Sunday, 28 January 2018

28th January 2018 Epiphany 4

The Lamb      Music John Tavener (1944 - 2013), Words William Blake (1757-1827)

John Tavener from Wikipedia
Tavener was born in Wembley, London.  He was a music scholar at Highgate School, where a fellow scholar was John Rutter. The school choir was often used by the BBC when they needed a boys' choir. He began to compose whilst at school and was also a pianist good enough to perform with the National Youth Orchestra. In 1961 he was organist and choirmaster at St John's Presbyterian church, Kensington, a post he held for 13 years. He went to the Royal Academy of Music in 1962 where he decided to concentrate on composition and gave up the piano.

He came to prominence with his Cantata "The Whale" in 1968. In 1971 he began teaching at Trinity College of Music in London. In 1977 he converted to Russian Orthodox Church.  Orthodox liturgy became a major influence on his composition.  

"The Lamb" written in 1982 for his nephew's third birthday has become a choral classic.  It was composed in a single afternoon for unaccompanied SATB choir, using William Blake's poem.

He was knighted in 2000 for his services to music. John Rutter describes Tavener as having the "very rare gift" of being able to "bring an audience to a deep silence."

William Blake was largely unrecognised during his life, he is now considered to be one of the seminal figures of poetry and art in the Romantic age. He was born in Soho and although his family were English Dissenters, he was baptised.  The Bible  was a profound influence on his work. In 1772 Blake was apprenticed to James Basire, an engraver, for 7 years. At the end of his term aged 21, he became a profession engraver.  He had been taught an outmoded style and it is thought that this tuition held him back from greatness during his lifetime. 

In 1779, Blake began as a student at the Royal Academy where he was somewhat rebellious against Joshua Reynolds.

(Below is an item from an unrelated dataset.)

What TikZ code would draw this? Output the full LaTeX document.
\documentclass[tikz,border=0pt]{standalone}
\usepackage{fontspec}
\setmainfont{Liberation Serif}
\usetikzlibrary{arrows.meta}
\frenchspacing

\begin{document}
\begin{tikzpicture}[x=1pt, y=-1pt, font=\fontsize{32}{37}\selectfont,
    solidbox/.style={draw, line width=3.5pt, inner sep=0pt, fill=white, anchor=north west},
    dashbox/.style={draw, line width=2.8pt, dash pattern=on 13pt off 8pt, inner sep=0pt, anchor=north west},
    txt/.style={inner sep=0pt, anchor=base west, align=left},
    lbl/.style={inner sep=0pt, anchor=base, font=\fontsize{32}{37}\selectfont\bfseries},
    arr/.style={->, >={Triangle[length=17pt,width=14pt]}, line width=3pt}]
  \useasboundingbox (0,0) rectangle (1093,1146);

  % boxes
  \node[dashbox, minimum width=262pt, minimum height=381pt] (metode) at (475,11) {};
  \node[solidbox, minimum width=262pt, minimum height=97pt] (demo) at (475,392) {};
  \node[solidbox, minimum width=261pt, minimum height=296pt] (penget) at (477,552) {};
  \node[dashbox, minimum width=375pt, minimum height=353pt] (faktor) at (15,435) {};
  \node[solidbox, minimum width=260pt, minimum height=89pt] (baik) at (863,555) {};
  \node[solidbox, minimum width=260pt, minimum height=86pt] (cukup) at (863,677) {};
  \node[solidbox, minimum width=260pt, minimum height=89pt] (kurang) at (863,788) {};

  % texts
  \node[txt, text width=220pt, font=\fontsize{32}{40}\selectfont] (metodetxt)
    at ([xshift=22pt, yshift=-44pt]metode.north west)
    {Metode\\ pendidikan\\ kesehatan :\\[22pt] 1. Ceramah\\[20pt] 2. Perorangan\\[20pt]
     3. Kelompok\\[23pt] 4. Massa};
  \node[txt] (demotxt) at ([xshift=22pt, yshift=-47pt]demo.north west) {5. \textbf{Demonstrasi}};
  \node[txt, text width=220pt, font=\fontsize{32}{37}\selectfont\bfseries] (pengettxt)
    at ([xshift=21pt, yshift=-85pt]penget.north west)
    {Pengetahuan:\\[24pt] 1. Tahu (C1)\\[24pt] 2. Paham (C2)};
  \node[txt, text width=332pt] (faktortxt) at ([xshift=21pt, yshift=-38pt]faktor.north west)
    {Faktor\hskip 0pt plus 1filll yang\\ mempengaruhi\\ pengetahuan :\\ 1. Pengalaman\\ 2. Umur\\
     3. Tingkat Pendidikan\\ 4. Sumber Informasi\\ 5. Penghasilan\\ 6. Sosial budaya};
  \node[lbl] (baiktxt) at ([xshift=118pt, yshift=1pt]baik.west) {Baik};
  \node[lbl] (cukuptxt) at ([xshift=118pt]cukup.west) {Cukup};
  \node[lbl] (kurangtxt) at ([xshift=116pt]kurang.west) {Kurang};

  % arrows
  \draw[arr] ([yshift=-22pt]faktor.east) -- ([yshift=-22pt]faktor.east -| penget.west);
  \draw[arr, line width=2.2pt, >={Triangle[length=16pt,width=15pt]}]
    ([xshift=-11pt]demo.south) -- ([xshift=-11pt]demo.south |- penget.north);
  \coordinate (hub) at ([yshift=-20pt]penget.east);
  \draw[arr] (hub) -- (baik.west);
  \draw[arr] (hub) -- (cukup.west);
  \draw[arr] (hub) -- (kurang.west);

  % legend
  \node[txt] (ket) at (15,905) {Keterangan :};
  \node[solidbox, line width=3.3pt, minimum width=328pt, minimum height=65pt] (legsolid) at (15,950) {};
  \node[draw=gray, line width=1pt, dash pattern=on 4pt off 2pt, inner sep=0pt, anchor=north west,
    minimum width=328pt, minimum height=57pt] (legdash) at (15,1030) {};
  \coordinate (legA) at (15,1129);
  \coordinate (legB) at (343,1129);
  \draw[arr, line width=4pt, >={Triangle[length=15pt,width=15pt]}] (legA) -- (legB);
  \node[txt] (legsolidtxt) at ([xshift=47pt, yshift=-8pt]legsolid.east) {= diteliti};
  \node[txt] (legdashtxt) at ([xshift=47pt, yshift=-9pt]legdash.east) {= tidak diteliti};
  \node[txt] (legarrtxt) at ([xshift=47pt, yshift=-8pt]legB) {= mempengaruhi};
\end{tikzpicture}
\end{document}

In 1800, Blake moved to Felpham, illustrating poetry by William Hayley.  He was unhappy in his work and returned to London after 3 years.
William Blake
Blake was often considered "mad" by his contemporaries for his idiosyncratic views.  The singularity of his work makes him difficult to classify. 

"The Lamb" is from a collection of poems "Songs of Innocence".   It was always intended to be sung, but Blake's melody is lost. It was set to music by Vaughn Williams in his song cycle "Ten Blake Songs"  and later by Sir John Tavener.